Why is that? Digital security measures could not be implemented equally in all companies and government agencies. Corona has forced large corporations, SMEs and government agencies alike to act quickly. In addition, there are more and more intercommunicating, networked IoT devices, and the Internet of Things is clearly on the rise, helping parallel developments such as 5G and the use of cloud technologies to gain momentum. DDoS attacks are becoming more complex and therefore more powerful because they now target many different devices and therefore parts of the enterprise network.

More businesses and government agencies are turning to cloud solutions during the pandemic

Manufacturing and logistics companies are equipping warehouses and entire production lines with cloud services to keep track of inventory and loads. In addition, each of these services ends up needing an API to be functional. These interfaces simplify enterprise processes - but they can be dramatic vulnerabilities that could cripple business-critical operations, for example. Simple protection is not enough here; what you need is broad protection against Layer 7 attacks.

DDoS as an "activity" of professional, criminal groups and individuals also benefits from cryptocurrencies and ways to transact anonymously online. Botnet-based attacks now occur via AI systems and data-centric, organized models that no longer require the originators to have specific IT skills.

Ransomware operations as affiliates

For example, it is now possible to book DDoS attackers to offer their services as part of an attack wave. For attacked companies, this sometimes means significant financial losses because of lost business and reputational damage. Cyber-attacks such as DDoS attacks are one attack scenario of many, but often together with ransomware as a service and monetized in this way.

While in the past banks were increasingly the target of DDoS attacks, today more and more public institutions and authorities such as police forces or even local governments being hit. In addition, arrests have so far not had the desired impact on the growth market behind distributed denial-of-service attacks. In addition, many of these attacks go unreported or, at worst, go unnoticed for several hours. One fierce attack recently hit AWS, causing traditional customer requests classified as malicious by the system. At the same time, Google Cloud Platform experienced very similar issues.

Protocol- and application-based attacks, executed by botnets "fired" from compromised computers, phones, or IoT devices, are something we will see more of in the future. RDDoS, i.e. ransomware paired with DDoS attacks by so-called threat actor groups will probably also increase. Ransom demands are made in bitcoin currencies. These attacks serve as a red herring. Because while security teams are busy with the DDoS attack, attackers can drive further attacks. We know this case from the Armada Collective attack on the New Zealand Stock Exchange in the summer of 2020, where trading had to be completely halted. The target here was not only the public websites of the exchange, but backend infrastructures, API endpoints, DNS servers and the Internet service providers.

What can companies do?
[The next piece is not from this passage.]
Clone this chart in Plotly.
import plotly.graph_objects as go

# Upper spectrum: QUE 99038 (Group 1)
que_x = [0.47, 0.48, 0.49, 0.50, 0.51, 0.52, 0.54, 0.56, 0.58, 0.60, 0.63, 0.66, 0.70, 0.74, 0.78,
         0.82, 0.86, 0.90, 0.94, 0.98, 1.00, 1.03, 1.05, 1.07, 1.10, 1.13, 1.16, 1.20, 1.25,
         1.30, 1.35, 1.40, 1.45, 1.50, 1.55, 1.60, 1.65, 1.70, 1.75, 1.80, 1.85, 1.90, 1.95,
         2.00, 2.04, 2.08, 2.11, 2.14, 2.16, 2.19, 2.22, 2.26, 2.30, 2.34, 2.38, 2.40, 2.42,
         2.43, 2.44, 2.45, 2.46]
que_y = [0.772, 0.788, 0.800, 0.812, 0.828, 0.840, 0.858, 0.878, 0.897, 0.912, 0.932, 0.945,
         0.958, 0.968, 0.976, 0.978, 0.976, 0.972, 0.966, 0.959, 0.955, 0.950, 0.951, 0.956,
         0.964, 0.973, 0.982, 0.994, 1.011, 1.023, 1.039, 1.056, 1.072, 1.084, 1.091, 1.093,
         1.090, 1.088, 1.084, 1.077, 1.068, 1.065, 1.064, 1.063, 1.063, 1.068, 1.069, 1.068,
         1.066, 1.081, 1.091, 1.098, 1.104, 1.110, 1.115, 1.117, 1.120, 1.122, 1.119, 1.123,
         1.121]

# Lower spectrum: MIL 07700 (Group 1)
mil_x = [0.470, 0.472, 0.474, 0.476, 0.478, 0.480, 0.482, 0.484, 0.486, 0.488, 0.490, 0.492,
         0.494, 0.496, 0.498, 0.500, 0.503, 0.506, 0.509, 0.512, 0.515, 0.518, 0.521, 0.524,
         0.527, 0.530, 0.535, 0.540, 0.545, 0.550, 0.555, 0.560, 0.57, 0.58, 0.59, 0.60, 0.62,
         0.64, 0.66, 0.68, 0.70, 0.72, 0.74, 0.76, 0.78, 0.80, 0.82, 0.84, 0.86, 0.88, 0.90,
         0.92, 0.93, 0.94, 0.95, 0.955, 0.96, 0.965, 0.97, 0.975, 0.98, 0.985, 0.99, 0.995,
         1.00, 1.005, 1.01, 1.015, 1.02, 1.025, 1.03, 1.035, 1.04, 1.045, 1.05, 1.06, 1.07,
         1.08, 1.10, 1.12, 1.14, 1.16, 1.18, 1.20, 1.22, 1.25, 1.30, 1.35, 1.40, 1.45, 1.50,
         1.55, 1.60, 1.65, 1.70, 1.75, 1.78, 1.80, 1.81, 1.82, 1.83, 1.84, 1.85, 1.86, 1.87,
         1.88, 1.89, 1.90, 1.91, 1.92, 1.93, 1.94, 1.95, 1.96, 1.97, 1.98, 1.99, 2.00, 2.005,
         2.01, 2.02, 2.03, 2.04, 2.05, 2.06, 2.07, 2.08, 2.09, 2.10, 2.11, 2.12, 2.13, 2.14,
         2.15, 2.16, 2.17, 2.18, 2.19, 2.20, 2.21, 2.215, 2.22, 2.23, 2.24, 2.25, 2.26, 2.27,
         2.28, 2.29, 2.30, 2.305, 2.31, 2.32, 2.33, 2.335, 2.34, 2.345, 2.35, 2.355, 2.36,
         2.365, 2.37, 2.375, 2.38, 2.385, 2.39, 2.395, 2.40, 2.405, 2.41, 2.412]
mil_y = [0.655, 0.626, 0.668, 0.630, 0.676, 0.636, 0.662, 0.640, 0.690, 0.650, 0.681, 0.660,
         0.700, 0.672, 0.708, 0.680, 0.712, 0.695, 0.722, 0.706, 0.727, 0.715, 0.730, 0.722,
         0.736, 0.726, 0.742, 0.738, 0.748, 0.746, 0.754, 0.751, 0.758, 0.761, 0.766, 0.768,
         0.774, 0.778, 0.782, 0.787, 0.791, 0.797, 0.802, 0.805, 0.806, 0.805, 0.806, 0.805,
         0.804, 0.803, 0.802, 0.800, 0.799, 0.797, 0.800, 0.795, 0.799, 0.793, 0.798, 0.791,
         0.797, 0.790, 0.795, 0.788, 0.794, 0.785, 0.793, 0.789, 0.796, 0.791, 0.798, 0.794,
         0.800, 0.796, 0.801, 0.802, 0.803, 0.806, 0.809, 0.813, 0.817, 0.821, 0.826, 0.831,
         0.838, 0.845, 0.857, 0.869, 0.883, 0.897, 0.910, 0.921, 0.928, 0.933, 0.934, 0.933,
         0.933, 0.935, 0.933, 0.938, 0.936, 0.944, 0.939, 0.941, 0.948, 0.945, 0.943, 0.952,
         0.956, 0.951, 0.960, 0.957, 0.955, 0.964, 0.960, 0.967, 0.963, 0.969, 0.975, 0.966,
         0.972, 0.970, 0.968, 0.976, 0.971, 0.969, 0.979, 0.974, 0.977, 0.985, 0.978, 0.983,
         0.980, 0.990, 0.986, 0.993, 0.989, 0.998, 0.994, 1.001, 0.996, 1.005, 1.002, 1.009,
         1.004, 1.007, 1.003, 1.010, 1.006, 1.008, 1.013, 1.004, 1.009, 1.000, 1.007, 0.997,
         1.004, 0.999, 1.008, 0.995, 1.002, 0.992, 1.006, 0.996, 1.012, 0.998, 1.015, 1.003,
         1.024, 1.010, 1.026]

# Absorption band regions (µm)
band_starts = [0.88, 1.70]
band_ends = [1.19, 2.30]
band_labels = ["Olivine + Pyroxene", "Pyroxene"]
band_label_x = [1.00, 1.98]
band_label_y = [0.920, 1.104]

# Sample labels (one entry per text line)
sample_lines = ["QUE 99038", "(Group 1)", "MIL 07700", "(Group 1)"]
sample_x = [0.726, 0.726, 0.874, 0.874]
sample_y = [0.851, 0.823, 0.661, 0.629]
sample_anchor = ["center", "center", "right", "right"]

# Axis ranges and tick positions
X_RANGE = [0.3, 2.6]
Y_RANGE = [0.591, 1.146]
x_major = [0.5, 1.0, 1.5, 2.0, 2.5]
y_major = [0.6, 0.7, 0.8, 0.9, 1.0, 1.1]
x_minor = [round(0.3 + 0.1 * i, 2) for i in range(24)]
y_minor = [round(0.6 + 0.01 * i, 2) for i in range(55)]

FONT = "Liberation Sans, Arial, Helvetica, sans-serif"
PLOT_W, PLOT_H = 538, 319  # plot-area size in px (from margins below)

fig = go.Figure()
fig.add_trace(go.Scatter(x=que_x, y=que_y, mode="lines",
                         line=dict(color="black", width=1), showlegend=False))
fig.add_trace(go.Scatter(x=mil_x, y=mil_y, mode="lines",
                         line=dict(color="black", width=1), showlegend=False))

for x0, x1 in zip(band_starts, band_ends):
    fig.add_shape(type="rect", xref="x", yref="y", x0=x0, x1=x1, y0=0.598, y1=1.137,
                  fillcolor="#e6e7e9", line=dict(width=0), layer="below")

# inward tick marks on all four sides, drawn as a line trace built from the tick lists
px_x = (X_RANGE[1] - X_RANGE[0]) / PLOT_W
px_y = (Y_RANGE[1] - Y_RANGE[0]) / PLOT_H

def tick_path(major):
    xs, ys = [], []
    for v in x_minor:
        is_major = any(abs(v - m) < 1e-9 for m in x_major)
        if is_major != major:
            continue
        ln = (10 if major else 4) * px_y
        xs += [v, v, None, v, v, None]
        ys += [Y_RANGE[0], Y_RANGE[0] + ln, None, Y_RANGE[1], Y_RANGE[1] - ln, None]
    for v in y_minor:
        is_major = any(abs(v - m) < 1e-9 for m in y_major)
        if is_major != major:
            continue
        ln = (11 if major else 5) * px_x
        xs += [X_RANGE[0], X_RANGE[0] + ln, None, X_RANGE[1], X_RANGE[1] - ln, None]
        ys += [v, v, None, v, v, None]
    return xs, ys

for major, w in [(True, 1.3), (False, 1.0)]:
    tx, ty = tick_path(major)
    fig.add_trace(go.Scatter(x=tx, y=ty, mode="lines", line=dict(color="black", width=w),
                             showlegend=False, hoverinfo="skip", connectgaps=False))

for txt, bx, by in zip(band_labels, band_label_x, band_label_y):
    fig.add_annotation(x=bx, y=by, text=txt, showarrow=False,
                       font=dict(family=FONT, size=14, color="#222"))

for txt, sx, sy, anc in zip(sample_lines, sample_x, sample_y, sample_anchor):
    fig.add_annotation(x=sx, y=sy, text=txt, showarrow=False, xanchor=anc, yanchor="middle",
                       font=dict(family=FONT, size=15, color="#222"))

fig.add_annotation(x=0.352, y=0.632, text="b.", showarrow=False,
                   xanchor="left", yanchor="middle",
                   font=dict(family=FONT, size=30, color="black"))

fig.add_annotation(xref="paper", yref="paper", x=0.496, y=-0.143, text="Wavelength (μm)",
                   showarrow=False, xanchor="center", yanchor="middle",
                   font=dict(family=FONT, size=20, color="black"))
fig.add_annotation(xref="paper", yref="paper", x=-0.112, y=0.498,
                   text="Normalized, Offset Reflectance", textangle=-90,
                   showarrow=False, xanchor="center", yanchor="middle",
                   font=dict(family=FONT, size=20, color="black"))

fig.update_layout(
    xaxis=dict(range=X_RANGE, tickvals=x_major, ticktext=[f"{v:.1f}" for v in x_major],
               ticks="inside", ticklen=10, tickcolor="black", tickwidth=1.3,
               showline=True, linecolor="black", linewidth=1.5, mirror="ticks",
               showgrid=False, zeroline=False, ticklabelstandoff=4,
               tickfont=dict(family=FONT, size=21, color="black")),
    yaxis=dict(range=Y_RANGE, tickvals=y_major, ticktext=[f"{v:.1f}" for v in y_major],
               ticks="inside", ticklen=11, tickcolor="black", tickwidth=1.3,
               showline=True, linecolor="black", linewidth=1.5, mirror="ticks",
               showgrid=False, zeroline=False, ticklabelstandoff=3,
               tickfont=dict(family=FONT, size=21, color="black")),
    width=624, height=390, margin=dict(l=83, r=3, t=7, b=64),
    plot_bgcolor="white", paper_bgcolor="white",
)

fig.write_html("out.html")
The key is to ensure resilience, integrity and uptime of all digital services and platforms. A DDoS attack on national infrastructure networks would have dramatic consequences, not counting costs of downtime. Do not accept ransomware, but report an RDDoS attack to law enforcement authorities.

Please note: when we talk about ransomware, it is technically a type of malware that encrypts a victim's file and blocks his access to it. The term "ransom" is common for the process itself; however, ransomware is often used synonymously.